The Second Piano Quintet (1965) comes from a period when Polish music under the Communist regime was at last opening up to mid-century avant garde influences from the West, and the music here has a tougher edge, with a competitive dynamic creeping in between the strings on the one hand and the pianist on the other. Touchstone quotations from Bacewicz’s own Partita for violin and piano (1955) do nothing to detract from the music’s originality and, in the cascading figuration of the first movement as well as the jocularity of the finale, there is still that trademark exuberance that makes Bacewicz’s music so endlessly appealing. Once again, it is the assuredness and commitment of the performance, not least in the more overtly confrontational episodes, that seals the deal in this beautifully balanced account.
The earliest music here is the Quartet for Four Violins (1949), in which the Silesian Quartet’s Szymon Krzeszowiec and Arkadiusz Kubica are joined by Krzysztof Lasoń and Małgorzata Wasiucionek. Originally conceived as a teaching piece for students, there is enough real musical substance in this three-movement work to have ensured its place as a firm favourite with professionals, and this performance revels in Bacewicz’s mastery of violin textures and technique. The outer movements combine spikiness and elegance, while the introspective central Andante is thoroughly enchanting.

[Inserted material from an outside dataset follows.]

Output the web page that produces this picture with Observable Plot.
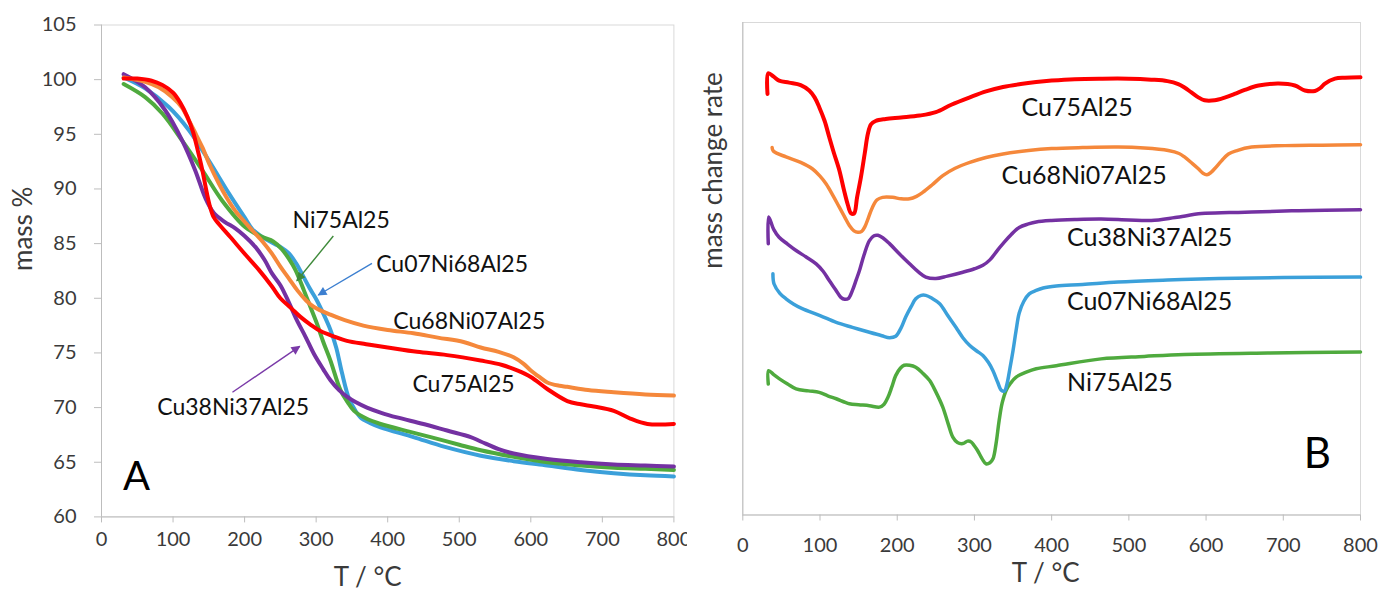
<!DOCTYPE html>
<html><head><meta charset="utf-8">
<script src="https://cdn.jsdelivr.net/npm/d3@7"></script>
<script src="https://cdn.jsdelivr.net/npm/@observablehq/plot@0.6"></script>
<style>
body{margin:0;background:#fff;}
#wrap{position:relative;width:1380px;height:591px;overflow:hidden;background:#fff;}
#a{position:absolute;left:0;top:0;}
#b{position:absolute;left:687px;top:0;background:#fff;}
</style></head><body><div id="wrap"><div id="a"></div><div id="b"></div></div>
<script>
// ---------- data ----------
const xTicks = [0, 100, 200, 300, 400, 500, 600, 700, 800];
const yTicksA = [60, 65, 70, 75, 80, 85, 90, 95, 100, 105];
const seriesNames = ["Cu75Al25", "Cu68Ni07Al25", "Cu38Ni37Al25", "Cu07Ni68Al25", "Ni75Al25"];
const seriesColors = ["#ff0000", "#f5883b", "#7431a2", "#3ba0da", "#4faa3e"];

// Panel A: mass % vs T (°C)
const tgaCu75Al25 = [[31,100.1],[50,100.1],[70,99.9],[85,99.5],[100,98.8],[110,97.9],[120,96.6],[128,95.2],[135,93.4],[141,91.7],[147,89.7],[152,88.3],[157,87.4],[164,86.8],[180,85.6],[201,84.0],[220,82.6],[238,81.1],[250,80.0],[265,79.1],[278,78.3],[292,77.6],[306,77.0],[325,76.5],[343,76.1],[370,75.8],[400,75.5],[441,75.1],[483,74.8],[530,74.3],[560,73.9],[581,73.4],[600,72.8],[623,71.7],[651,70.6],[670,70.3],[688,70.1],[716,69.7],[739,69.0],[763,68.5],[800,68.5]];
const tgaCu68Ni07Al25 = [[31,100.2],[61,99.8],[80,99.3],[99,98.4],[112,97.5],[122,96.3],[132,95.0],[141,93.8],[152,92.1],[164,90.5],[175,89.2],[187,88.0],[200,87.0],[211,86.2],[225,85.2],[238,84.1],[250,82.9],[262,81.8],[274,80.7],[286,79.8],[297,79.2],[320,78.5],[340,78.0],[366,77.5],[400,77.1],[436,76.8],[470,76.4],[506,76.0],[530,75.5],[555,75.1],[576,74.6],[590,74.0],[600,73.4],[612,72.8],[623,72.3],[640,72.0],[651,71.9],[680,71.6],[716,71.4],[760,71.2],[800,71.1]];
const tgaCu38Ni37Al25 = [[31,100.5],[61,99.3],[89,97.2],[113,94.4],[131,91.7],[145,89.2],[157,87.8],[172,87.0],[187,86.4],[200,85.7],[215,84.7],[228,83.5],[238,82.3],[250,81.2],[262,79.6],[273,78.0],[285,76.5],[297,74.9],[310,73.5],[320,72.5],[332,71.6],[343,71.0],[355,70.5],[371,70.0],[392,69.5],[413,69.1],[450,68.5],[483,67.9],[516,67.3],[530,66.9],[555,66.2],[576,65.8],[623,65.3],[670,65.0],[716,64.8],[760,64.7],[800,64.6]];
const tgaCu07Ni68Al25 = [[31,100.2],[61,99.2],[94,97.5],[122,95.4],[150,92.6],[178,89.6],[200,87.4],[211,86.3],[225,85.6],[238,85.1],[250,84.7],[262,84.1],[272,83.2],[282,82.0],[292,80.8],[301,79.8],[310,78.6],[320,77.1],[328,75.5],[336,73.2],[346,70.8],[355,69.7],[362,69.1],[375,68.6],[390,68.2],[436,67.3],[480,66.4],[530,65.6],[576,65.1],[623,64.7],[670,64.3],[716,64.0],[760,63.8],[800,63.7]];
const tgaNi75Al25 = [[31,99.6],[61,98.4],[85,96.9],[113,94.4],[141,91.7],[169,88.9],[201,86.5],[225,85.6],[240,85.2],[252,84.5],[262,83.6],[271,82.6],[283,80.7],[292,79.2],[301,77.7],[310,76.0],[320,74.3],[334,71.6],[344,70.5],[353,69.7],[370,69.0],[390,68.5],[430,67.8],[460,67.3],[500,66.6],[530,66.1],[576,65.5],[623,65.0],[670,64.7],[716,64.5],[760,64.4],[800,64.3]];

// Panel B: mass change rate (arbitrary units, curves offset) vs T (°C)
const dtgCu75Al25 = [[32,85.5],[33,89.7],[40,89.0],[47,88.2],[60,87.8],[75,87.3],[86,86.2],[93,84.8],[99,82.8],[106,80.0],[112,76.7],[118,73.5],[125,70.0],[131,66.0],[136,63.0],[140,61.3],[144,61.2],[148,64.5],[153,68.6],[158,73.5],[162,77.4],[166,79.3],[172,80.0],[185,80.4],[205,80.7],[229,81.1],[250,81.8],[270,83.3],[294,84.8],[315,86.0],[337,86.9],[360,87.5],[380,87.9],[400,88.2],[430,88.5],[464,88.6],[500,88.6],[529,88.4],[550,88.1],[564,87.5],[572,86.8],[581,85.8],[590,84.8],[598,84.2],[611,84.2],[625,84.8],[637,85.5],[650,86.3],[668,87.2],[694,87.6],[715,87.2],[728,86.2],[741,86.1],[748,86.7],[754,87.6],[767,88.6],[780,88.8],[800,88.9]];
const dtgCu68Ni07Al25 = [[38,74.6],[39.5,73.9],[56,72.7],[75,71.6],[90,70.3],[100,68.8],[108,67.2],[117,64.8],[125,62.5],[132,60.5],[138,58.8],[144,57.7],[149,57.4],[154,57.6],[158,58.5],[163,60.5],[168,62.5],[174,64.0],[181,64.5],[194,64.5],[205,64.2],[216,64.2],[225,64.7],[233,65.5],[245,67.0],[259,68.9],[275,70.4],[294,71.6],[315,72.6],[337,73.3],[370,74.0],[400,74.4],[440,74.6],[486,74.7],[520,74.5],[551,74.0],[565,73.4],[572,72.7],[582,71.4],[590,70.3],[596,69.4],[601,69.1],[606,69.5],[611,70.3],[620,71.9],[629,73.3],[640,74.0],[659,74.7],[702,75.0],[750,75.1],[800,75.2]];
const dtgCu38Ni37Al25 = [[33,55.1],[33.5,60.5],[40,58.0],[47,56.4],[58,55.0],[69,53.7],[82,52.4],[95,51.0],[104,49.5],[112,47.6],[120,45.8],[127,44.2],[132,43.8],[137,44.0],[142,45.6],[147,47.8],[151,49.6],[157,52.8],[164,55.7],[170,56.7],[175,56.8],[182,56.2],[190,55.1],[203,53.0],[216,51.0],[227,49.4],[237,48.3],[250,48.0],[265,48.5],[285,49.3],[300,50.0],[311,50.7],[320,51.8],[330,53.8],[337,55.1],[348,57.0],[358,58.4],[370,59.1],[380,59.5],[400,59.8],[430,60.0],[464,60.1],[500,59.9],[529,59.8],[560,60.4],[594,61.2],[630,61.4],[659,61.5],[720,61.8],[800,62.0]];
const dtgCu07Ni68Al25 = [[39,49.0],[40.5,46.9],[48,45.0],[56,43.9],[66,42.8],[77,41.9],[100,40.5],[121,39.1],[142,38.1],[164,37.1],[180,36.4],[190,36.0],[198,36.3],[205,38.0],[211,40.2],[218,42.3],[224,43.9],[231,44.6],[237,44.6],[245,44.0],[255,42.9],[265,40.6],[276,38.1],[285,36.0],[294,34.4],[303,33.3],[311,32.4],[318,31.0],[324,29.3],[330,27.0],[335,25.3],[339,25.2],[342,26.5],[346,29.8],[350,33.4],[354,37.5],[358,41.0],[364,43.4],[371,44.9],[380,45.6],[389,46.1],[406,46.5],[440,46.8],[486,47.3],[550,47.7],[616,48.0],[700,48.2],[800,48.3]];
const dtgNi75Al25 = [[33,26.6],[33.5,29.3],[40,28.5],[47,27.7],[58,26.6],[69,25.6],[85,25.2],[99,24.9],[110,24.2],[121,23.6],[138,22.6],[150,22.4],[164,22.2],[177,21.9],[183,22.5],[188,23.9],[193,26.0],[198,28.3],[204,29.8],[209,30.4],[216,30.4],[224,30.0],[233,28.8],[242,27.3],[250,25.0],[259,21.9],[266,18.5],[272,15.8],[278,14.7],[285,14.5],[291,15.0],[296,14.8],[300,14.0],[304,13.1],[310,11.4],[315,10.4],[320,10.6],[324,11.4],[328,14.5],[332,19.2],[336,22.8],[341,25.3],[347,26.8],[354,28.0],[367,29.0],[380,29.7],[406,30.3],[464,31.7],[520,32.2],[572,32.6],[680,32.9],[800,33.1]];

// annotations (data coordinates)
const labelsA = [
  {text: "Ni75Al25", T: 335, v: 87.1},
  {text: "Cu07Ni68Al25", T: 490, v: 83.1},
  {text: "Cu68Ni07Al25", T: 514, v: 77.9},
  {text: "Cu75Al25", T: 506, v: 72.1},
  {text: "Cu38Ni37Al25", T: 184, v: 70.0}
];
const arrowsA = [
  {T1: 324, v1: 85.7, T2: 273, v2: 81.6},
  {T1: 378, v1: 83.2, T2: 303, v2: 80.3},
  {T1: 183, v1: 71.4, T2: 277, v2: 75.6}
];
const arrowColors = ["#3e8a3a", "#3c7fd0", "#7a3aa8"];
const panelA = {text: "A", T: 49, v: 63.6};
const labelsBCenter = [
  {text: "Cu75Al25", T: 433, v: 82.7},
  {text: "Cu68Ni07Al25", T: 442, v: 68.9}
];
const labelsBStart = [
  {text: "Cu38Ni37Al25", T: 420, v: 56.2},
  {text: "Cu07Ni68Al25", T: 420, v: 43.2},
  {text: "Ni75Al25", T: 420, v: 26.8}
];
const panelB = {text: "B", T: 744, v: 12.2};

// ---------- helpers ----------
const rows = (name, arr) => arr.map(([T, v]) => ({name, T, v}));
const tga = {Cu75Al25: tgaCu75Al25, Cu68Ni07Al25: tgaCu68Ni07Al25, Cu38Ni37Al25: tgaCu38Ni37Al25, Cu07Ni68Al25: tgaCu07Ni68Al25, Ni75Al25: tgaNi75Al25};
const dtg = {Cu75Al25: dtgCu75Al25, Cu68Ni07Al25: dtgCu68Ni07Al25, Cu38Ni37Al25: dtgCu38Ni37Al25, Cu07Ni68Al25: dtgCu07Ni68Al25, Ni75Al25: dtgNi75Al25};
const orderA = ["Cu07Ni68Al25", "Ni75Al25", "Cu38Ni37Al25", "Cu68Ni07Al25", "Cu75Al25"];
const orderB = ["Ni75Al25", "Cu07Ni68Al25", "Cu38Ni37Al25", "Cu68Ni07Al25", "Cu75Al25"];
const color = {domain: seriesNames, range: seriesColors};
const FONT = "Lato, 'Open Sans', sans-serif";
const axisGray = "#bdbdbd", tickText = "#3a3a3a";

function headMarker(c) {
  const ns = "http://www.w3.org/2000/svg";
  const m = document.createElementNS(ns, "marker");
  m.setAttribute("viewBox", "0 0 10 10");
  m.setAttribute("refX", "9");
  m.setAttribute("refY", "5");
  m.setAttribute("markerWidth", "11");
  m.setAttribute("markerHeight", "9");
  m.setAttribute("markerUnits", "userSpaceOnUse");
  m.setAttribute("orient", "auto");
  const p = document.createElementNS(ns, "path");
  p.setAttribute("d", "M0,0L10,5L0,10z");
  p.setAttribute("fill", c);
  p.setAttribute("stroke", "none");
  m.appendChild(p);
  return m;
}

// ---------- Panel A ----------
const plotA = Plot.plot({
  width: 700, height: 591,
  marginLeft: 101, marginRight: 26.6, marginTop: 24.5, marginBottom: 74.6,
  style: {fontFamily: FONT, background: "#fff", overflow: "visible"},
  x: {domain: [0, 800]},
  y: {domain: [60, 105]},
  color,
  marks: [
    Plot.frame({stroke: "#d9d9d9"}),
    Plot.ruleX([0], {stroke: axisGray}),
    Plot.ruleY([60], {stroke: axisGray}),
    Plot.axisX({ticks: xTicks, tickSize: 6, tickPadding: 9, stroke: axisGray, fill: tickText, fontSize: 20, label: null}),
    Plot.axisY({ticks: yTicksA, tickSize: 7, tickPadding: 18, stroke: axisGray, fill: tickText, fontSize: 20, label: null}),
    ...orderA.map(n => Plot.line(rows(n, tga[n]), {x: "T", y: "v", stroke: "name", strokeWidth: 4, curve: "catmull-rom", strokeLinejoin: "round", strokeLinecap: "round"})),
    ...arrowsA.map((a, i) => Plot.link([a], {x1: "T1", y1: "v1", x2: "T2", y2: "v2", stroke: arrowColors[i], strokeWidth: 1.4, markerEnd: headMarker})),
    Plot.text(labelsA, {x: "T", y: "v", text: "text", fontSize: 23, fill: "#111"}),
    Plot.text([panelA], {x: "T", y: "v", text: "text", fontSize: 40, fill: "#000"}),
    Plot.text(["mass %"], {frameAnchor: "left", dx: -78, rotate: -90, fontSize: 26, fill: tickText}),
    Plot.text(["T / °C"], {frameAnchor: "bottom", dx: -20, dy: 69, fontSize: 26, fill: tickText})
  ]
});
document.getElementById("a").appendChild(plotA);

// ---------- Panel B ----------
const plotB = Plot.plot({
  width: 693, height: 591,
  marginLeft: 55.3, marginRight: 20, marginTop: 22, marginBottom: 76.5,
  style: {fontFamily: FONT, background: "#fff", overflow: "visible"},
  x: {domain: [0, 800]},
  y: {domain: [0, 100], axis: null},
  color,
  marks: [
    Plot.frame({stroke: "#d9d9d9"}),
    Plot.ruleX([0], {stroke: axisGray}),
    Plot.ruleY([0], {stroke: axisGray}),
    Plot.axisX({ticks: xTicks, tickSize: 6, tickPadding: 17, stroke: axisGray, fill: tickText, fontSize: 20, label: null}),
    ...orderB.map(n => Plot.line(rows(n, dtg[n]), {x: "T", y: "v", stroke: "name", strokeWidth: n === "Cu75Al25" ? 4 : 3.5, curve: "catmull-rom", strokeLinejoin: "round", strokeLinecap: "round"})),
    Plot.text(labelsBCenter, {x: "T", y: "v", text: "text", fontSize: 25, fill: "#111"}),
    Plot.text(labelsBStart, {x: "T", y: "v", text: "text", fontSize: 25, fill: "#111", textAnchor: "start"}),
    Plot.text([panelB], {x: "T", y: "v", text: "text", fontSize: 42, fill: "#000"}),
    Plot.text(["mass change rate"], {frameAnchor: "left", dx: -29, rotate: -90, fontSize: 26, fill: tickText}),
    Plot.text(["T / °C"], {frameAnchor: "bottom", dx: -6, dy: 67, fontSize: 26, fill: tickText})
  ]
});
document.getElementById("b").appendChild(plotB);
</script>
</body></html>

Even more compelling is the 1963 Quartet for Four Cellos, which again finds Bacewicz at her edgiest in some of her most uncompromising music, a veritable patchwork of sonorities and techniques. The use of dissonance-driven structures and extended techniques has a Bartók-like brilliance to it, while the fragmentary ideas are a reminder of the Polish trend for music focused in ‘the moment’ (sonorism, as it was known). Here the members of the Polish Cello Quartet excel themselves, capping a marvellous team achievement over the disc as a whole.
With excellent notes from Adrian Thomas, wonderfully evocative cover artwork, and superb recordings from an all-Polish team, this is a disc to set alongside the Silesian Quartet’s benchmark account of Bacewicz’s quartets. It deserves to be every bit as successful.